Zero Trust: principles and implementation
Never trust, always verify
Zero Trust emerged as a response to the failure of the perimeter security model. The traditional approach assumed that users inside the corporate network were trustworthy and those outside were not. That assumption collapsed with the rise of cloud computing, mobile work, remote access, and sophisticated attacks that bypass perimeter defenses entirely.
The term was coined by Forrester analyst John Kindervag in 2010, but Zero Trust has become a concrete architectural standard through frameworks like NIST SP 800-207 and vendor implementations from Microsoft, Google, Zscaler, and others. It is not a marketing term — it is a specific set of design principles that change how access decisions are made.
The 5 principles of Zero Trust
- Explicit verification: authenticate and authorize every request based on all available signals — identity, device health, location, service, workload
- Least privilege access: limit access to the minimum required, using JIT (Just-In-Time) and JEA (Just-Enough-Access) models
- Assume breach: minimize blast radius, segment access, verify end-to-end encryption, and design systems expecting that some components are already compromised
- Micro-segmentation: divide the network into granular trust zones to contain lateral movement
- Continuous monitoring: real-time behavioral monitoring and anomaly detection, not just perimeter logging
Why “assume breach” matters
The “assume breach” principle is perhaps the most important and least understood. It requires designing security controls under the assumption that an attacker is already inside the network with some level of access. This leads to fundamentally different design decisions:
- Services authenticate other services, not just users
- Lateral movement between systems requires explicit authorization, not implicit network trust
- Logging is comprehensive because it may be your primary forensic resource
- Sensitive data is encrypted even within the internal network
- Recovery procedures are designed and tested proactively
Organizations that operate under an “assume breach” mindset invest in detection, containment, and resilience — not just prevention. When an attacker eventually gains some foothold (and statistically, they will), the question becomes how much damage they can do before detection and containment.

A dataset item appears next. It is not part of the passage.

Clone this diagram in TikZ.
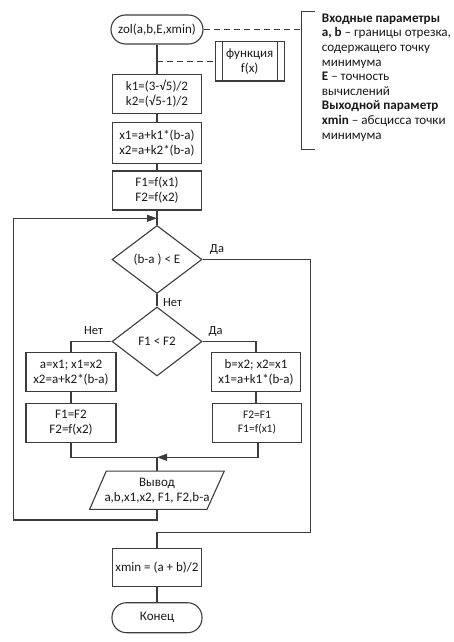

The policy enforcement point
In Zero Trust architecture, every access request passes through a Policy Decision Point (PDP) that evaluates signals and makes an allow/deny decision, and a Policy Enforcement Point (PEP) that enforces that decision. This is the architectural difference from traditional access controls: access decisions are made dynamically based on current context, not based on static network location.
Modern implementations use Conditional Access (Microsoft Entra ID, Okta) or ZTNA (Zero Trust Network Access) solutions as the enforcement layer. These systems evaluate identity, device compliance, location, application sensitivity, and user behavior patterns before granting access, and can revoke access in real time if signals change.
Phased implementation
Phase 1: Identity (months 1-3)
- MFA on all accounts, prioritizing administrators
- Privileged account inventory and PAM deployment
- Strengthened password policies and credential hygiene
Phase 2: Devices (months 3-6)
- Device inventory and asset management
- Workstation compliance checks (patch level, EDR active)
- Conditional access based on device posture
Phase 3: Network (months 6-12)
- Micro-segmentation of critical assets
- Encryption of internal traffic
- VPN replacement with ZTNA (Zero Trust Network Access)
Phase 4: Data (months 12+)
- Data classification and labeling
- DLP (Data Loss Prevention) controls
- Encryption at rest and in transit for sensitive data
Common implementation challenges
Legacy systems: applications that cannot authenticate via modern protocols require special handling. Wrapping legacy systems with application proxies or isolating them on dedicated network segments with strict access controls is typically more practical than modernizing every legacy application simultaneously.
Complexity vs. usability: Zero Trust controls that are too restrictive create friction, leading users to work around them. Conditional access policies should be calibrated to balance security with user experience — blocking genuinely risky access while keeping routine work frictionless.
Vendor lock-in risk: Zero Trust is an architecture, not a single product. Multi-vendor implementations are common, but they require careful integration to ensure consistent policy enforcement across all access paths.
Measuring progress: Zero Trust implementation should be measured against specific outcomes — reduction in lateral movement capability, coverage of accounts under MFA, percentage of traffic encrypted internally — rather than by product deployment milestones alone.
Zero Trust is not a product — it is an architecture. No single vendor delivers it. Implementation requires coordinating identity, device management, network, and data controls into a coherent policy framework.